▸ **WRITTEN REQUEST**
Using the data below, copy every line that contains the word "React".

▸ **SOURCE MATERIAL**
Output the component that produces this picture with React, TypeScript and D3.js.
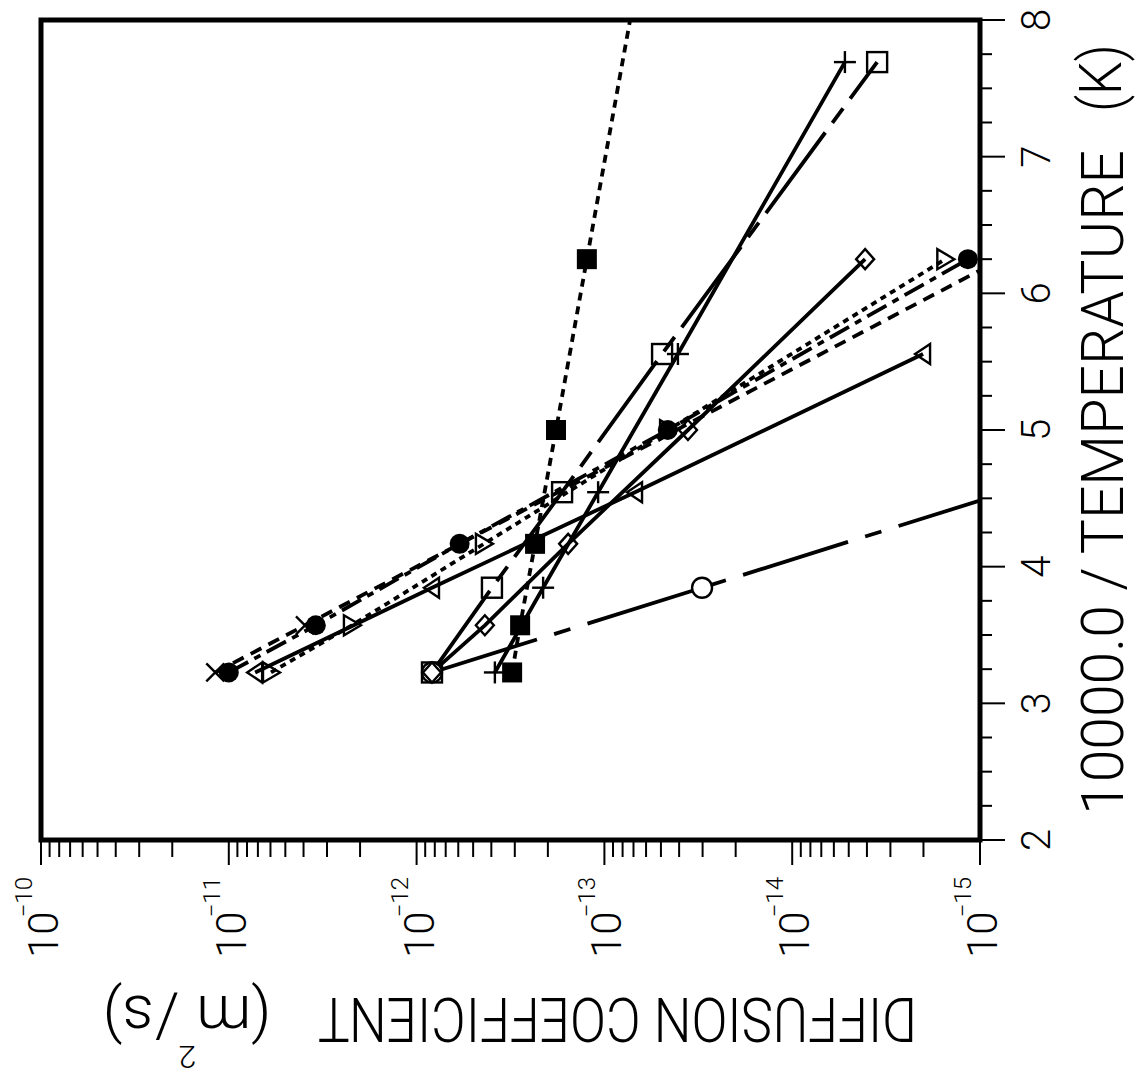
import React from "react";
import * as d3 from "d3";

const WIDTH = 1139;
const HEIGHT = 1079;

// 10000 / T (K) at the measurement temperatures
const invT_A = [3.226, 3.571, 4.167, 5.0, 6.25]; // 310, 280, 240, 200, 160 K
const invT_B = [3.226, 3.846, 4.545, 5.556, 7.692]; // 310, 260, 220, 180, 130 K
const invT_C = [3.226, 3.846, 4.545, 5.556]; // 310, 260, 220, 180 K
const invT_D = [3.226, 3.846]; // 310, 260 K
const invT_E = [3.226, 3.571]; // 310, 280 K

// Diffusion coefficients (m^2/s)
const D_filledCircle = [1.0e-11, 3.44e-12, 5.9e-13, 4.6e-14, 1.16e-15];
const D_cross = [1.18e-11, 3.93e-12];
const D_triDown = [5.96e-12, 2.21e-12, 4.38e-13, 4.58e-14, 1.53e-15];
const D_triUp = [7.24e-12, 8.28e-13, 6.87e-14, 2.01e-15];
const D_filledSquare = [3.1e-13, 2.81e-13, 2.34e-13, 1.81e-13, 1.24e-13];
const D_openSquare = [8.28e-13, 3.97e-13, 1.68e-13, 4.93e-14, 3.53e-15];
const D_plus = [3.83e-13, 2.12e-13, 1.08e-13, 4.06e-14, 5.24e-15];
const D_diamond = [8.28e-13, 4.33e-13, 1.56e-13, 3.59e-14, 4.09e-15];
const D_openCircle = [8.28e-13, 3.02e-14];

// Axis ticks
const invTMajor = [2, 3, 4, 5, 6, 7, 8];
const decadeExponents = [10, 11, 12, 13, 14, 15];

type Marker =
  | "filledCircle"
  | "openCircle"
  | "filledSquare"
  | "openSquare"
  | "plus"
  | "cross"
  | "triUp"
  | "triDown"
  | "diamond";

interface Series {
  marker: Marker;
  invT: number[];
  D: number[];
  dash: string;
  extendTo?: number;
}

const series: Series[] = [
  { marker: "openCircle", invT: invT_D, D: D_openCircle, dash: "110 18 17 18", extendTo: 5.2 },
  { marker: "filledSquare", invT: invT_A, D: D_filledSquare, dash: "8 6", extendTo: 9 },
  { marker: "openSquare", invT: invT_B, D: D_openSquare, dash: "100 12 18 12" },
  { marker: "plus", invT: invT_B, D: D_plus, dash: "" },
  { marker: "diamond", invT: invT_A, D: D_diamond, dash: "" },
  { marker: "triUp", invT: invT_C, D: D_triUp, dash: "" },
  { marker: "cross", invT: invT_E, D: D_cross, dash: "12 8", extendTo: 7 },
  { marker: "triDown", invT: invT_A, D: D_triDown, dash: "6 5" },
  { marker: "filledCircle", invT: invT_A, D: D_filledCircle, dash: "22 7 7 7" },
];

const PL = 41;
const PR = 980;
const PT = 20;
const PB = 840;

const xD = d3.scaleLog().domain([1e-10, 1e-15]).range([PL, PR]);
const yT = d3.scaleLinear().domain([2, 8]).range([PB, PT]);

const FONT = "Roboto, 'DejaVu Sans', sans-serif";

function markerShape(m: Marker, cx: number, cy: number, key: string) {
  const sw = 2.4;
  switch (m) {
    case "filledCircle":
      return <circle key={key} cx={cx} cy={cy} r={10} fill="#000" />;
    case "openCircle":
      return <circle key={key} cx={cx} cy={cy} r={10} fill="#fff" stroke="#000" strokeWidth={sw} />;
    case "filledSquare":
      return <rect key={key} x={cx - 10} y={cy - 10} width={20} height={20} fill="#000" />;
    case "openSquare":
      return <rect key={key} x={cx - 10} y={cy - 10} width={20} height={20} fill="none" stroke="#000" strokeWidth={sw} />;
    case "plus":
      return (
        <g key={key} stroke="#000" strokeWidth={sw}>
          <line x1={cx - 11} y1={cy} x2={cx + 11} y2={cy} />
          <line x1={cx} y1={cy - 11} x2={cx} y2={cy + 11} />
        </g>
      );
    case "cross":
      return (
        <g key={key} stroke="#000" strokeWidth={sw}>
          <line x1={cx - 9} y1={cy - 9} x2={cx + 9} y2={cy + 9} />
          <line x1={cx - 9} y1={cy + 9} x2={cx + 9} y2={cy - 9} />
        </g>
      );
    case "triUp":
      return (
        <polygon key={key} points={`${cx - 8},${cy} ${cx + 7},${cy - 10} ${cx + 7},${cy + 10}`} fill="none" stroke="#000" strokeWidth={sw} />
      );
    case "triDown":
      return (
        <polygon key={key} points={`${cx + 9},${cy} ${cx - 8},${cy - 10} ${cx - 8},${cy + 10}`} fill="none" stroke="#000" strokeWidth={sw} />
      );
    case "diamond":
      return (
        <polygon key={key} points={`${cx},${cy - 10} ${cx + 9},${cy} ${cx},${cy + 10} ${cx - 9},${cy}`} fill="none" stroke="#000" strokeWidth={sw} />
      );
  }
}

export default function App() {
  const lineGen = d3
    .line<[number, number]>()
    .x((p) => xD(p[1]))
    .y((p) => yT(p[0]));

  const minorInvT = d3.range(2, 8.001, 0.25).filter((v) => Math.abs(v - Math.round(v)) > 1e-6);
  const minorD: number[] = [];
  for (let e = 11; e <= 15; e++) {
    for (let m = 2; m <= 9; m++) minorD.push(m * Math.pow(10, -e));
  }

  return (
    <div style={{ position: "absolute", left: 0, top: 0 }}>
      <svg width={WIDTH} height={HEIGHT} style={{ display: "block", background: "#fff" }}>
        <defs>
          <clipPath id="plotClip">
            <rect x={PL} y={PT} width={PR - PL} height={PB - PT} />
          </clipPath>
        </defs>
        <rect x={0} y={0} width={WIDTH} height={HEIGHT} fill="#fff" />

        {/* data lines */}
        <g clipPath="url(#plotClip)" fill="none" stroke="#000" strokeWidth={3.8}>
          {series.map((s, i) => {
            const pts: [number, number][] = s.invT.map((t, j) => [t, s.D[j]]);
            if (s.extendTo !== undefined) {
              const n = pts.length - 1;
              const l0 = Math.log10(pts[0][1]);
              const l1 = Math.log10(pts[n][1]);
              const slope = (l1 - l0) / (pts[n][0] - pts[0][0]);
              const lv = l0 + slope * (s.extendTo - pts[0][0]);
              pts.push([s.extendTo, Math.pow(10, lv)]);
            }
            return <path key={i} d={lineGen(pts) || ""} strokeDasharray={s.dash || undefined} />;
          })}
        </g>

        {/* markers */}
        <g clipPath="url(#plotClip)">
          {series.map((s, i) =>
            s.invT.map((t, j) => markerShape(s.marker, xD(s.D[j]), yT(t), `${i}-${j}`))
          )}
        </g>

        {/* frame */}
        <rect x={PL} y={PT} width={PR - PL} height={PB - PT} fill="none" stroke="#000" strokeWidth={5} />

        {/* 1/T axis ticks (right side) */}
        <g stroke="#000" strokeWidth={2}>
          {invTMajor.map((t) => (
            <line key={`tm${t}`} x1={PR} x2={PR + 25} y1={yT(t)} y2={yT(t)} />
          ))}
          {minorInvT.map((t) => (
            <line key={`tn${t}`} x1={PR} x2={PR + 12} y1={yT(t)} y2={yT(t)} />
          ))}
        </g>
        {invTMajor.map((t) => (
          <text
            key={`tl${t}`}
            transform={`translate(${PR + 70},${yT(t)}) rotate(-90)`}
            textAnchor="middle"
            fontFamily={FONT}
            fontWeight={300}
            fontSize={40}
          >
            {t}
          </text>
        ))}

        {/* D axis ticks (bottom) */}
        <g stroke="#000" strokeWidth={2}>
          {decadeExponents.map((e) => (
            <line key={`dm${e}`} x1={xD(Math.pow(10, -e))} x2={xD(Math.pow(10, -e))} y1={PB} y2={PB + 25} />
          ))}
          {minorD.map((d) => (
            <line key={`dn${d}`} x1={xD(d)} x2={xD(d)} y1={PB} y2={PB + 17} />
          ))}
        </g>
        {decadeExponents.map((e) => (
          <text
            key={`dl${e}`}
            transform={`translate(${xD(Math.pow(10, -e)) + 17},877) rotate(-90)`}
            textAnchor="end"
            fontFamily={FONT}
            fontWeight={300}
            fontSize={42}
          >
            10
            <tspan dx={-6} dy={-26} fontSize={24}>
              {"\u2212" + e}
            </tspan>
          </text>
        ))}

        {/* right axis title */}
        <text
          transform={`translate(1123,815) rotate(-90)`}
          textAnchor="start"
          fontFamily={FONT}
          fontWeight={300}
          fontSize={60}
          textLength={665}
          lengthAdjust="spacingAndGlyphs"
        >
          10000.0 / TEMPERATURE
        </text>
        <text
          transform={`translate(1121,112) rotate(-90)`}
          textAnchor="start"
          fontFamily={FONT}
          fontWeight={300}
          fontSize={60}
          textLength={68}
          lengthAdjust="spacingAndGlyphs"
        >
          (K)
        </text>

        {/* bottom axis title (upside down) */}
        <text
          transform={`translate(917,998) rotate(180)`}
          textAnchor="start"
          fontFamily={FONT}
          fontWeight={300}
          fontSize={62}
          textLength={599}
          lengthAdjust="spacingAndGlyphs"
        >
          DIFFUSION COEFFICIENT
        </text>
        <text
          transform={`translate(271,996) rotate(180)`}
          textAnchor="start"
          fontFamily={FONT}
          fontWeight={300}
          fontSize={62}
        >
          (m
          <tspan dy={-50} fontSize={32}>
            2
          </tspan>
          <tspan dy={50}>/s)</tspan>
        </text>
      </svg>
    </div>
  );
}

▸ **RESULT BELOW**
Output the component that produces this picture with React, TypeScript and D3.js.
import React from "react";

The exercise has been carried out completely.